Tuesday, February 3, 2009


A fellow crime writer has reported receiving an email from her US publishers, asking all their authors to keep their books under 100,000 words, in an effort to reduce production costs (i.e. creating fewer pages to print).

I'd be interested to hear what readers think of this one. On the one hand, there are probably many books that would benefit from being pruned! But my agent once said to me that a book should be as long as it needs to be for the story you're telling.

And the author who received this email has just finished a new book that is 120,000 words long, meaning she might be asked to cut one sixth of the book - for the US market, at least. As an author, it's probably better to write shorter books than be dropped by your publisher. But will some readers notice that that they're getting less value for money?


  1. I have to admit to being in favour of shorter books. I despair when most books are 600+ pages, because it doesn't make them better. Not all the time.

    Though some publishers could begin by looking at how they use each page. Some could have more print per page (or are we saving ink, too?) and sometimes smaller fonts. Books have got bigger and bigger in recent years. Many of my hardbacks no longer fit standing up in my bookcase, but have to lie down. So by pruning half an inch here and there, big savings could be made. Going straight to paperback would also be good.

    Your books (pb) never seem wasteful, although longish, so would be a good measure to start with.

  2. I think publishers should use other criteria when deciding if a book is too long or not. It should be a question of quality, nothing else. Some huge tomes are not one page too much while some thin books should never have been published anyway. I am all for diversity.

  3. There was one book of mine that even I thought was too long. It was the 4th Cooper & Fry novel, BLIND TO THE BONES. I took the opportunity to trim it a bit for the US version!

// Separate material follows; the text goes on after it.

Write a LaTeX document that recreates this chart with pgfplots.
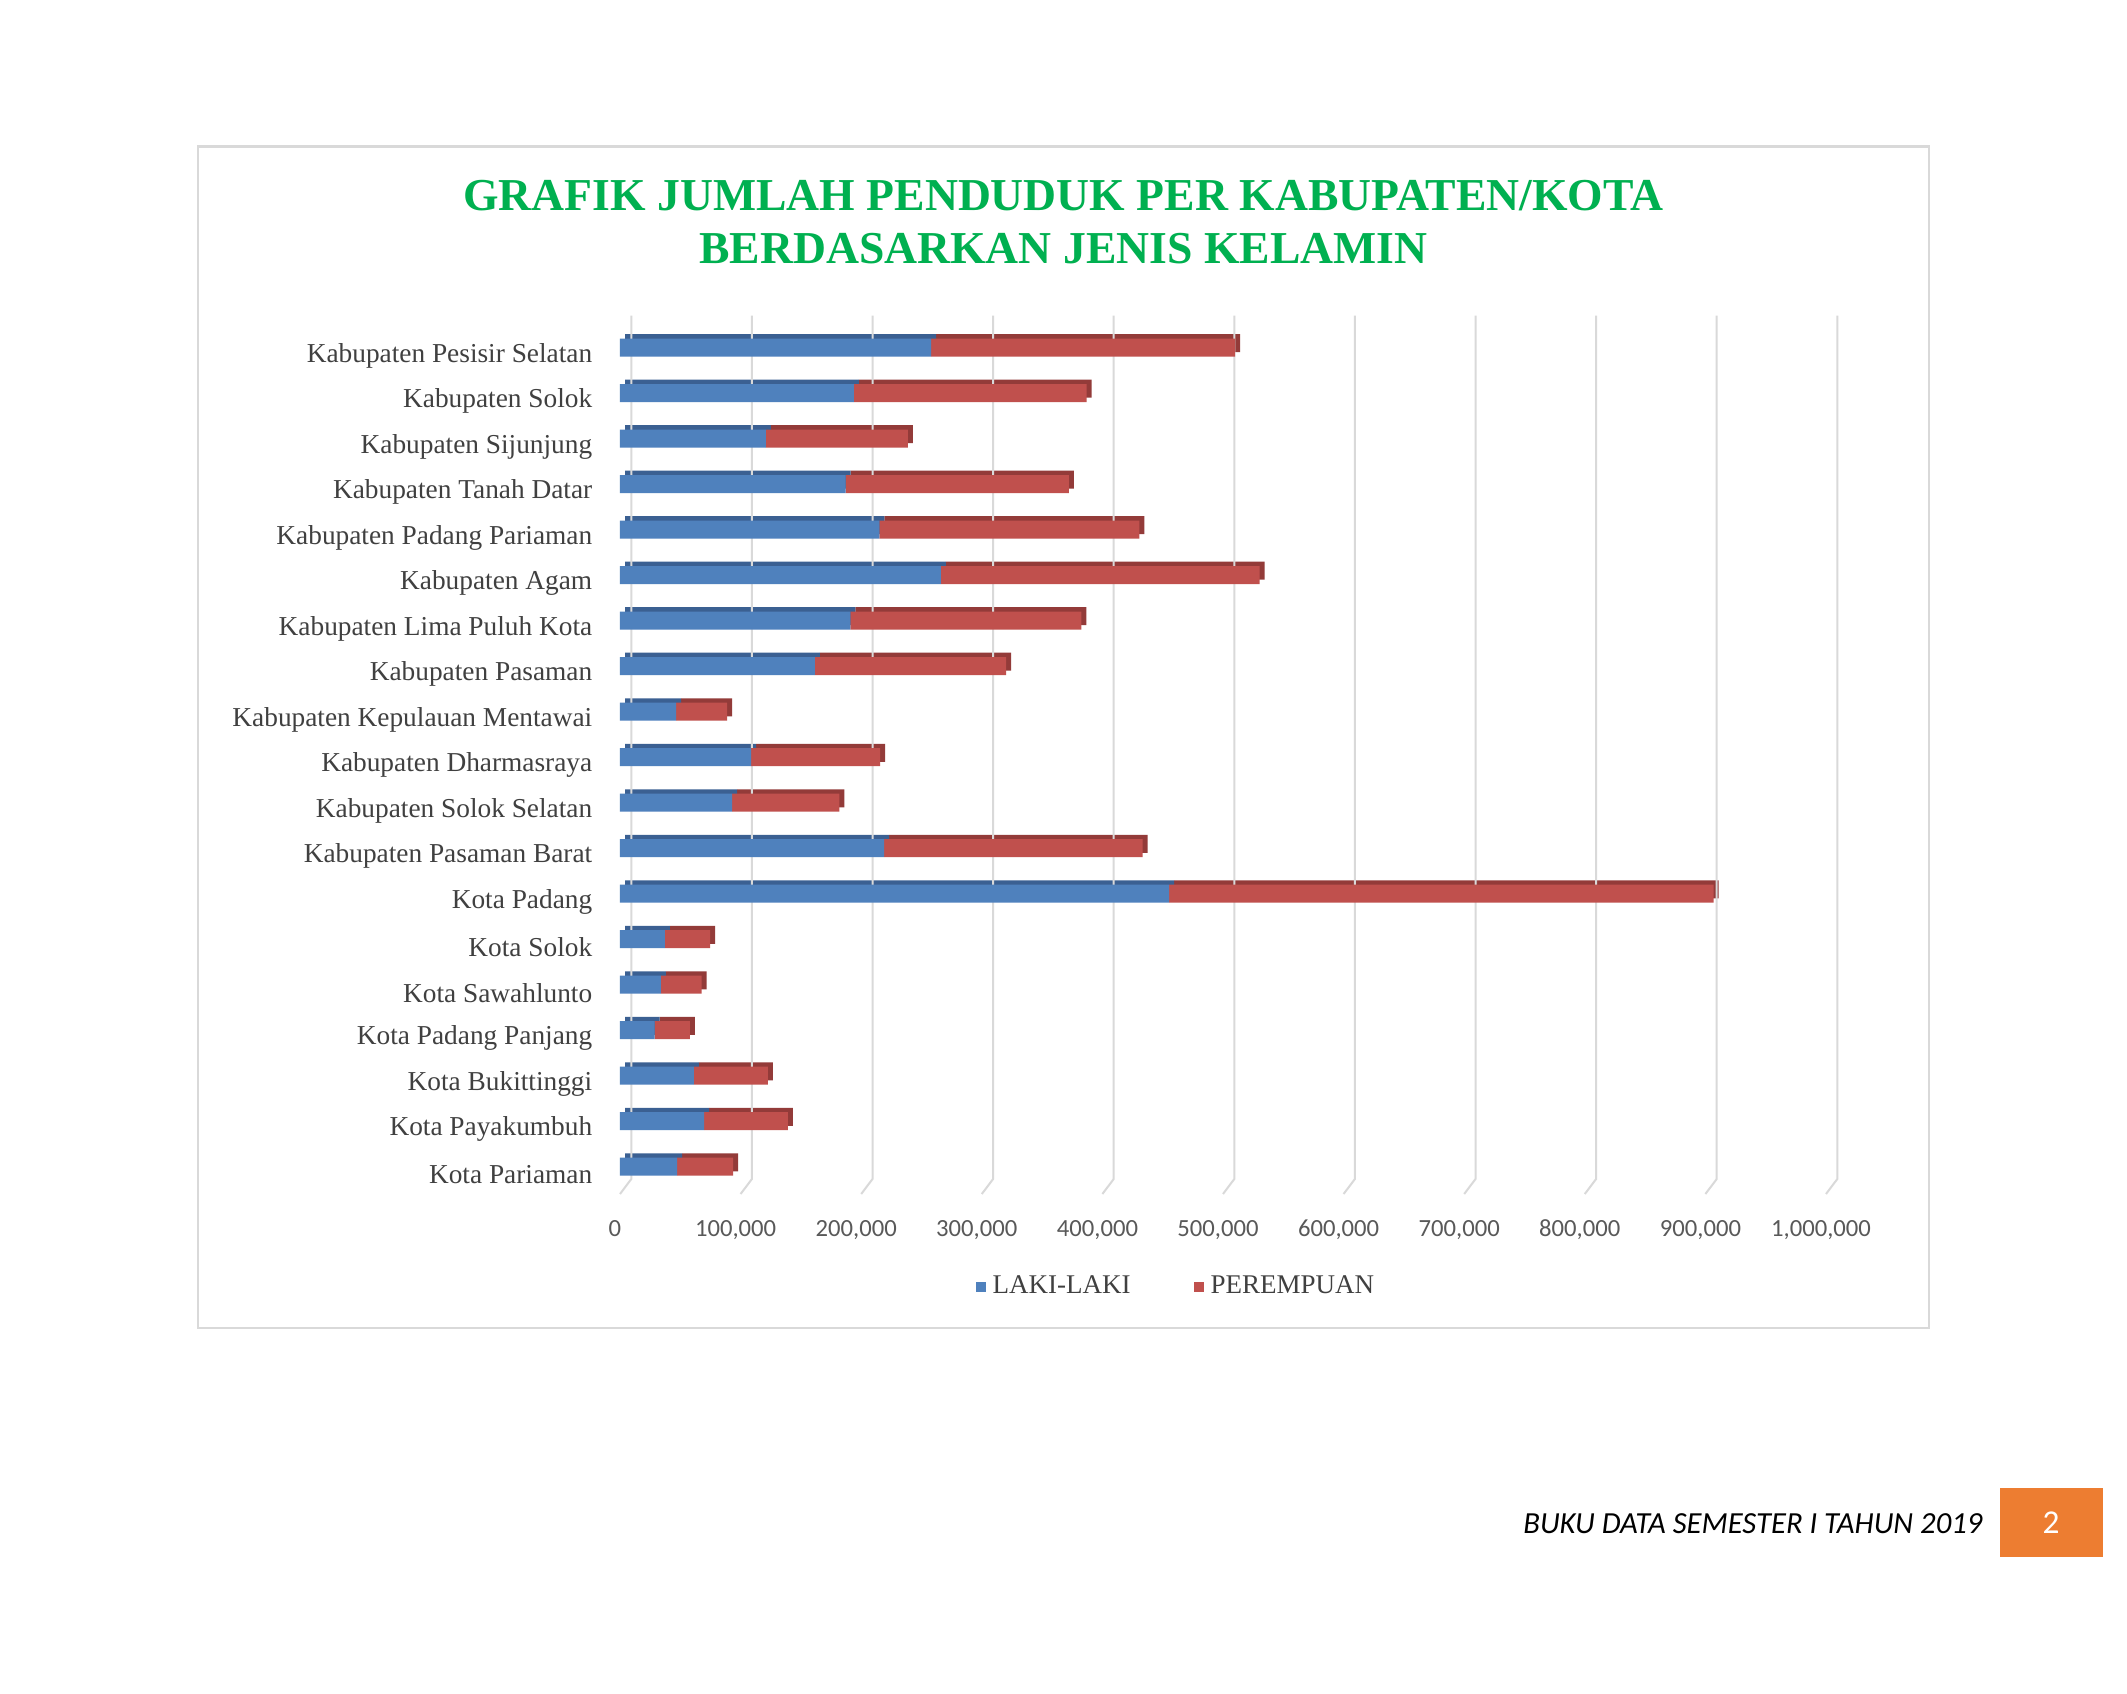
\documentclass[border=0pt]{standalone}
\usepackage{pgfplots}
\pgfplotsset{compat=1.18}
\usepackage{pgfplotstable}
\usepackage{fontspec}
\setmainfont{Liberation Serif}
\newfontfamily\carlito{Carlito}
\definecolor{lk}{HTML}{4F81BD}
\definecolor{pr}{HTML}{C0504D}
\definecolor{lkd}{HTML}{3B6092}
\definecolor{prd}{HTML}{933B39}
\definecolor{ttl}{HTML}{00B050}
\definecolor{lbl}{HTML}{404040}
\definecolor{tkl}{HTML}{595959}
\definecolor{grd}{HTML}{D9D9D9}
\definecolor{org}{HTML}{ED7D31}

\pgfplotstableread{
idx L P
0 258000 252000
1 194000 193000
2 121000 117600
3 187000 185200
4 215000 215600
5 266000 264300
6 191000 191600
7 161500 158600
8 46500 42300
9 108700 106900
10 93000 88800
11 219000 214400
12 455400 451400
13 37200 37600
14 33800 33800
15 28800 29100
16 61300 61300
17 69800 69300
18 47400 46500
}\data

\pgfplotsset{base/.style={scale only axis, width=361.8pt, height=263.5pt,
  xmin=0, xmax=1000000, ymin=-0.7, ymax=18.6, y dir=reverse,
  xbar stacked, bar width=5.4pt, axis line style={draw=none},
  major tick length=0pt, clip=false}}

\begin{document}
\begin{tikzpicture}
\useasboundingbox (0,0) rectangle (638.1pt,508.2pt);
\fill[white] (0,0) rectangle (638.1pt,508.2pt);
% chart frame
\draw[grd, line width=0.7pt] (59.4pt,109.8pt) rectangle (578.7pt,464.25pt);
% title
\node[anchor=base, text=ttl, font=\fontsize{13.7}{16}\selectfont\bfseries, inner sep=0pt] at (319pt,445.1pt) {GRAFIK JUMLAH PENDUDUK PER KABUPATEN/KOTA};
\node[anchor=base, text=ttl, font=\fontsize{13.7}{16}\selectfont\bfseries, inner sep=0pt] at (319pt,429.2pt) {BERDASARKAN JENIS KELAMIN};

% back layer: gridlines and dark 3D faces
\begin{axis}[base, at={(187.5pt,151.3pt)}, anchor=south west, xtick=\empty, ytick=\empty]
\pgfplotsinvokeforeach{0,100000,200000,300000,400000,500000,600000,700000,800000,900000,1000000}{
  \draw[grd, line width=0.6pt] ([xshift=1.9pt,yshift=-1.3pt]axis cs:#1,-0.7) -- ([xshift=1.9pt,yshift=-1.3pt]axis cs:#1,18.27) -- ([xshift=-1.5pt,yshift=-1.3pt]axis cs:#1,18.6);
}
\addplot[fill=lkd, draw=none, forget plot] table[x=L, y=idx] {\data};
\addplot[fill=prd, draw=none, forget plot] table[x=P, y=idx] {\data};
\end{axis}

% front faces
\begin{axis}[base, at={(186pt,150pt)}, anchor=south west,
  xtick={0,100000,200000,300000,400000,500000,600000,700000,800000,900000,1000000},
  scaled x ticks=false,
  xticklabel style={font=\carlito\fontsize{7.4}{9}\selectfont, text=tkl,
    /pgf/number format/fixed, /pgf/number format/1000 sep={,},
    /pgf/number format/assume math mode=true, yshift=-4.3pt, xshift=-1.5pt},
  ytick={0,...,18},
  yticklabels={Kabupaten Pesisir Selatan, Kabupaten Solok\ , Kabupaten Sijunjung\ , Kabupaten Tanah Datar, Kabupaten Padang Pariaman, Kabupaten Agam, Kabupaten Lima Puluh Kota, Kabupaten Pasaman, Kabupaten Kepulauan Mentawai, Kabupaten Dharmasraya, Kabupaten Solok Selatan, Kabupaten Pasaman Barat, Kota Padang, Kota Solok, Kota Sawahlunto, Kota Padang Panjang, Kota Bukittinggi, Kota Payakumbuh, Kota Pariaman},
  yticklabel style={font=\fontsize{8.2}{10}\selectfont, text=lbl, xshift=-4.8pt, yshift=-2.4pt},
  legend style={at={(0.463,-0.1056)}, anchor=center, draw=none, fill=none,
    legend columns=2, font=\fontsize{8.1}{9}\selectfont, text=lbl,
    /tikz/every even column/.append style={column sep=17pt}},
  legend image code/.code={\fill[#1] (0pt,-1.5pt) rectangle (3pt,1.5pt);}
]
\addplot[fill=lk, draw=none] table[x=L, y=idx] {\data};
\addplot[fill=pr, draw=none] table[x=P, y=idx] {\data};
\legend{LAKI-LAKI, PEREMPUAN}
\end{axis}

% footer
\node[anchor=base east, font=\carlito\itshape\fontsize{9.2}{11}\selectfont, inner sep=0pt] at (594.9pt,48.2pt) {BUKU DATA SEMESTER I TAHUN 2019};
\fill[org] (599.85pt,41.1pt) rectangle (630.8pt,61.8pt);
\node[font=\carlito\fontsize{10}{12}\selectfont, text=white] at (615.3pt,51.4pt) {2};
\end{tikzpicture}
\end{document}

    However, the paperback edition of this book sold amazingly well in the UK supermarkets, particuarly in Asda (the UK operation of Walmart). I've always suspected it was because shoppers in Asda were looking for more pages for their money...

  4. I tend to agree with your agent and have never found your books to be too long, or too, uh, windy. That can't be said for all books, as some authors take the opportunity to lecture, instead of just tell the story. Those could probably be cut a bit but that should be within the editors scope. The idea of publishers cutting pages to save money at the cost of the story, isn't a good idea. If they cut the story too much, they risk losing readership for that author, which isn't good business for any concerned, from the author to the reader and everyone in between.